Basically she's probably been groomed to think this way about what a master truly is. And it might even threaten her equilibrium to consider it another way. (She's obsessed with things being right rather than real because she's probably herself afraid to be labeled fake. Which is why she probably turned it on you.)

Personally I think even a submissive type of person can be someone's master if they wanted to because you know who determines that? The submissive of the master. Because they're the ones that proclaim it as such (of course with a willing Master).

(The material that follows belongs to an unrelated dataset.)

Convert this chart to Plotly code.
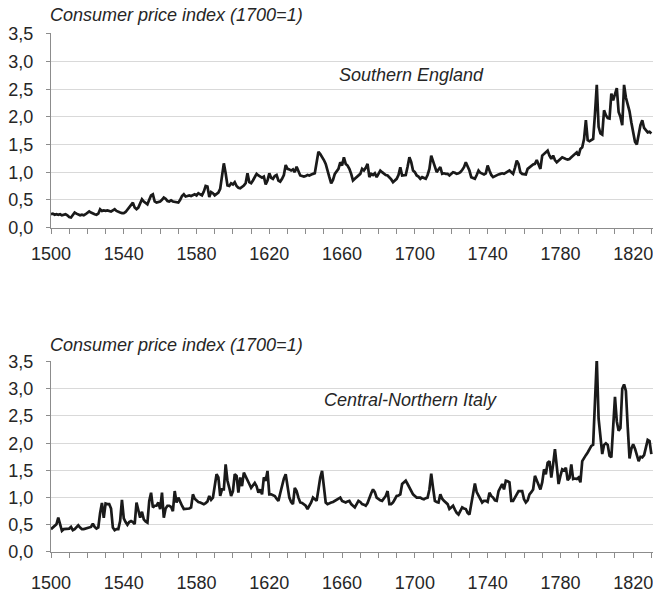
import plotly.graph_objects as go
from plotly.subplots import make_subplots

years = list(range(1500, 1831))

england = [
    0.24, 0.25, 0.23, 0.24, 0.23, 0.24, 0.22, 0.23, 0.24, 0.22,
    0.19, 0.18, 0.22, 0.27, 0.25, 0.23, 0.22, 0.23, 0.22, 0.24,
    0.27, 0.29, 0.27, 0.25, 0.24, 0.23, 0.25, 0.33, 0.30, 0.31,
    0.30, 0.31, 0.30, 0.29, 0.31, 0.33, 0.30, 0.28, 0.27, 0.26,
    0.26, 0.28, 0.32, 0.38, 0.42, 0.45, 0.36, 0.33, 0.36, 0.44,
    0.51, 0.47, 0.45, 0.42, 0.50, 0.58, 0.60, 0.47, 0.45, 0.46,
    0.47, 0.50, 0.54, 0.52, 0.48, 0.47, 0.49, 0.47, 0.46, 0.45,
    0.45, 0.50, 0.57, 0.60, 0.56, 0.57, 0.58, 0.57, 0.58, 0.60,
    0.58, 0.62, 0.60, 0.58, 0.65, 0.75, 0.74, 0.55, 0.64, 0.62,
    0.58, 0.60, 0.63, 0.70, 0.90, 1.16, 0.98, 0.76, 0.75, 0.80,
    0.78, 0.82, 0.75, 0.72, 0.71, 0.73, 0.76, 0.80, 0.98, 0.82,
    0.80, 0.85, 0.90, 0.97, 0.94, 0.92, 0.90, 0.92, 0.78, 0.85,
    0.98, 0.90, 0.88, 0.93, 0.95, 0.85, 0.83, 0.88, 0.95, 1.13,
    1.06, 1.05, 1.03, 1.05, 1.00, 1.10, 1.00, 0.94, 0.93, 0.92,
    0.93, 0.95, 0.94, 0.96, 0.97, 0.98, 1.20, 1.37, 1.33, 1.28,
    1.22, 1.15, 1.05, 0.91, 0.80, 0.86, 0.97, 1.02, 1.06, 1.18,
    1.12, 1.27, 1.15, 1.12, 1.06, 0.97, 0.85, 0.88, 0.91, 0.95,
    0.97, 1.06, 1.03, 1.08, 1.15, 0.91, 0.97, 0.95, 0.98, 0.91,
    0.97, 1.03, 1.00, 0.97, 0.95, 0.94, 0.91, 0.87, 0.82, 0.85,
    0.88, 0.95, 1.09, 0.94, 0.95, 0.95, 1.10, 1.27, 1.18, 1.03,
    1.00, 0.94, 0.92, 0.88, 0.91, 0.90, 0.88, 0.95, 1.06, 1.30,
    1.20, 1.12, 1.00, 1.05, 1.09, 0.97, 0.98, 0.97, 0.97, 0.94,
    0.97, 1.00, 0.99, 0.97, 0.98, 1.00, 1.04, 1.09, 1.18, 1.10,
    1.03, 0.91, 0.90, 0.88, 0.95, 1.03, 0.99, 0.97, 0.96, 0.98,
    1.12, 1.03, 0.95, 0.91, 0.93, 0.94, 0.96, 0.97, 0.98, 0.97,
    0.99, 1.00, 1.03, 1.00, 0.97, 1.08, 1.21, 1.15, 1.00, 0.97,
    0.96, 0.96, 1.06, 1.09, 1.12, 1.14, 1.15, 1.22, 1.14, 1.06,
    1.30, 1.33, 1.36, 1.39, 1.30, 1.24, 1.30, 1.22, 1.18, 1.22,
    1.24, 1.27, 1.25, 1.24, 1.23, 1.24, 1.27, 1.30, 1.33, 1.36,
    1.30, 1.42, 1.45, 1.60, 1.94, 1.58, 1.56, 1.58, 1.60, 2.05,
    2.58, 1.82, 1.70, 1.68, 2.12, 2.03, 1.98, 1.97, 2.42, 2.30,
    2.40, 2.52, 2.09, 2.00, 1.85, 2.58, 2.35, 2.22, 2.10, 1.90,
    1.75, 1.55, 1.50, 1.70, 1.85, 1.94, 1.80, 1.76, 1.72, 1.73,
    1.70,
]

italy = [
    0.42, 0.45, 0.48, 0.51, 0.63, 0.50, 0.39, 0.42, 0.42, 0.42,
    0.43, 0.46, 0.40, 0.42, 0.45, 0.49, 0.45, 0.42, 0.42, 0.43,
    0.43, 0.44, 0.46, 0.52, 0.46, 0.43, 0.45, 0.72, 0.90, 0.63,
    0.89, 0.88, 0.88, 0.80, 0.45, 0.40, 0.42, 0.42, 0.57, 0.96,
    0.62, 0.55, 0.50, 0.55, 0.57, 0.55, 0.51, 0.91, 0.78, 0.63,
    0.74, 0.60, 0.56, 0.54, 0.94, 1.09, 0.82, 0.85, 0.85, 0.91,
    0.79, 1.09, 0.63, 0.80, 0.85, 0.85, 0.83, 0.75, 1.12, 0.91,
    1.00, 0.91, 0.85, 0.79, 0.79, 0.79, 0.80, 0.82, 1.06, 0.98,
    0.94, 0.92, 0.91, 0.90, 0.88, 0.90, 0.93, 1.03, 0.96, 1.00,
    1.25, 1.43, 1.37, 1.03, 1.15, 1.15, 1.61, 1.31, 1.18, 1.03,
    1.12, 1.43, 1.40, 1.09, 1.37, 1.21, 1.46, 1.38, 1.31, 1.25,
    1.18, 1.22, 1.27, 1.21, 1.09, 1.15, 1.06, 1.37, 1.31, 1.49,
    1.06, 1.06, 1.05, 1.03, 0.98, 0.94, 1.08, 1.25, 1.35, 1.43,
    1.25, 1.00, 0.92, 0.88, 1.18, 1.12, 1.00, 0.91, 0.90, 0.88,
    0.85, 0.79, 0.85, 0.91, 1.00, 0.97, 0.94, 1.15, 1.37, 1.49,
    1.18, 0.91, 0.88, 0.90, 0.91, 0.92, 0.94, 0.96, 0.97, 1.00,
    0.94, 0.92, 0.91, 0.93, 0.94, 0.88, 0.85, 0.82, 0.88, 0.94,
    0.92, 0.88, 0.87, 0.85, 0.90, 1.00, 1.08, 1.15, 1.10, 1.00,
    0.97, 0.95, 0.94, 0.98, 1.03, 1.12, 0.88, 0.88, 0.91, 0.97,
    1.03, 1.04, 1.06, 1.25, 1.28, 1.31, 1.25, 1.18, 1.12, 1.06,
    1.03, 1.00, 1.00, 1.00, 0.98, 0.97, 0.99, 1.00, 1.15, 1.44,
    1.18, 0.94, 0.92, 0.91, 1.06, 0.98, 0.94, 0.91, 0.88, 0.79,
    0.82, 0.85, 0.78, 0.72, 0.69, 0.76, 0.82, 0.80, 0.79, 0.72,
    0.69, 0.88, 1.06, 1.26, 1.10, 1.03, 0.95, 0.91, 0.94, 0.94,
    0.92, 1.09, 1.03, 1.00, 0.95, 0.94, 1.12, 1.18, 1.25, 1.15,
    1.31, 1.30, 1.28, 0.94, 0.94, 1.00, 1.06, 1.12, 1.12, 1.12,
    0.97, 0.91, 0.95, 1.06, 1.10, 1.15, 1.40, 1.32, 1.25, 1.15,
    1.28, 1.52, 1.43, 1.64, 1.67, 1.37, 1.61, 1.89, 1.58, 1.25,
    1.40, 1.52, 1.50, 1.55, 1.32, 1.36, 1.61, 1.34, 1.35, 1.34,
    1.37, 1.28, 1.67, 1.74, 1.78, 1.83, 1.90, 1.95, 1.97, 2.70,
    3.55, 2.45, 2.15, 1.80, 1.97, 2.00, 1.97, 1.77, 1.74, 2.40,
    2.85, 2.40, 2.23, 2.28, 3.00, 3.08, 2.96, 2.30, 1.72, 1.90,
    1.98, 1.90, 1.80, 1.67, 1.75, 1.74, 1.78, 1.95, 2.06, 2.04,
    1.80,
]

y_ticks = [0.0, 0.5, 1.0, 1.5, 2.0, 2.5, 3.0, 3.5]
x_label_years = [1500, 1540, 1580, 1620, 1660, 1700, 1740, 1780, 1820]
titles = ["Consumer price index (1700=1)", "Consumer price index (1700=1)"]
region_names = ["Southern England", "Central-Northern Italy"]

W, H = 653, 598
L = 51
FONT = "Liberation Sans, Arial, sans-serif"
TXT = "#262626"
AX = "#8c8c8c"
YTOP = 3.51

fig = make_subplots(rows=2, cols=1)
fig.add_trace(go.Scatter(x=years, y=england, mode="lines",
                         line=dict(color="#1a1a1a", width=2.7), showlegend=False,
                         hoverinfo="skip"), row=1, col=1)
fig.add_trace(go.Scatter(x=years, y=italy, mode="lines",
                         line=dict(color="#1a1a1a", width=2.7), showlegend=False,
                         hoverinfo="skip"), row=2, col=1)


def py(px):
    return 1 - px / H


top_dom = [py(227.5), py(227.5 - YTOP * 55.3)]
bot_dom = [py(552.0), py(552.0 - YTOP * 54.4)]


def xaxis_style(standoff):
    return dict(range=[1500, 1830.9], tickmode="array", tickvals=x_label_years,
                ticks="outside", ticklen=5, tickcolor=AX, showgrid=False,
                showline=True, linecolor=AX, linewidth=1, zeroline=False,
                tickfont=dict(family=FONT, size=18, color=TXT),
                ticklabelstandoff=standoff, ticklabeloverflow="allow",
                automargin=False, domain=[0, 1],
                minor=dict(tickmode="linear", tick0=1500, dtick=10, ticks="outside",
                           ticklen=5, tickcolor=AX, showgrid=False))


def yaxis_style(dom):
    return dict(range=[0, YTOP], tickmode="array", tickvals=y_ticks, tickformat=".1f",
                ticks="outside", ticklen=4, tickcolor=AX, showgrid=True,
                gridcolor="#d9d9d9", gridwidth=1, showline=True, linecolor=AX,
                linewidth=1, zeroline=False, domain=dom,
                tickfont=dict(family=FONT, size=18, color=TXT),
                ticklabelstandoff=9, ticklabeloverflow="allow", automargin=False)


annos = []
for ttl, yc in zip(titles, [15, 345]):
    annos.append(dict(text="<i>" + ttl + "</i>", xref="paper", yref="paper",
                      x=(48 - L) / (W - L), y=py(yc), xanchor="left", yanchor="middle",
                      showarrow=False, font=dict(family=FONT, size=18, color=TXT)))
for name, (xl, yc) in zip(region_names, [(337, 75), (322, 400)]):
    annos.append(dict(text="<i>" + name + "</i>", xref="paper", yref="paper",
                      x=(xl - L) / (W - L), y=py(yc), xanchor="left", yanchor="middle",
                      showarrow=False, font=dict(family=FONT, size=18, color=TXT)))

fig.update_layout(
    width=W, height=H,
    margin=dict(l=L, r=0, t=0, b=0),
    paper_bgcolor="white", plot_bgcolor="white",
    separators=",.",
    xaxis=xaxis_style(5),
    xaxis2=xaxis_style(9),
    yaxis=yaxis_style(top_dom),
    yaxis2=yaxis_style(bot_dom),
    annotations=annos,
    showlegend=False,
)

fig.write_html("out.html", config={"displayModeBar": False},
               post_script="document.body.style.margin='0';")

I think people just way over complicate this stuff.
A Cloud​(sub female){Owned}
2 years ago • Sep 12, 2021
[quote="SubtleHush"]
- 'I have a magic 3 rule. If 3 or more unrelated people or sources give feedback or mention something, I take a closer look at it. Doesn't mean I will do what they think I should do, just that maybe the universe is telling me something. It pans out more often than not. This is a personal thing. I don't tell them I'm looking into the thing and I don't report to anyone what I decide. I just use that impetus to take a deeper look.'

Nice strategy to use for a journey of growth and discovery. Respect. I too like to make sure I am hearing what the universe is saying to me. Coincidences and repetition are key in pointing out hurdles and areas that require attention. Honesty to one's self is fundamental if barriers are to be overcome.

Perhaps sometimes the arguing over semantics is a distraction from the real, personal work that is too challenging at times?! I actually found myself getting caught up in that kind of energy and had to pull myself up and realign to what my true intentions are. I ask myself, "Is this helping (myself or others) or is it just adding fuel to a fire that doesn't concern me?", "What kind of energy am I bringing to the party?" and, "What are my priorities? Are they being addressed?"
Sasa​(dom female)
2 years ago • Sep 12, 2021
Sasa​(dom female) • Sep 12, 2021
Since when is the opinion of others, probably inexperienced persons, important? Please don't care.

I am nurturing, that doesn't mean I can't be very strict, but I'll never be one of the cold-hearted bitches some men dream about and I don’t want a submissive who needs that. Hell, since when do we have to "perform" for someone's affection or submission?

Of course, I hear and heard that I am not domme enough for some. That's fine. The "fake" of one person is heaven for the next. We are what we are and we don't have to be inauthentic to fit into the BDSM box of others.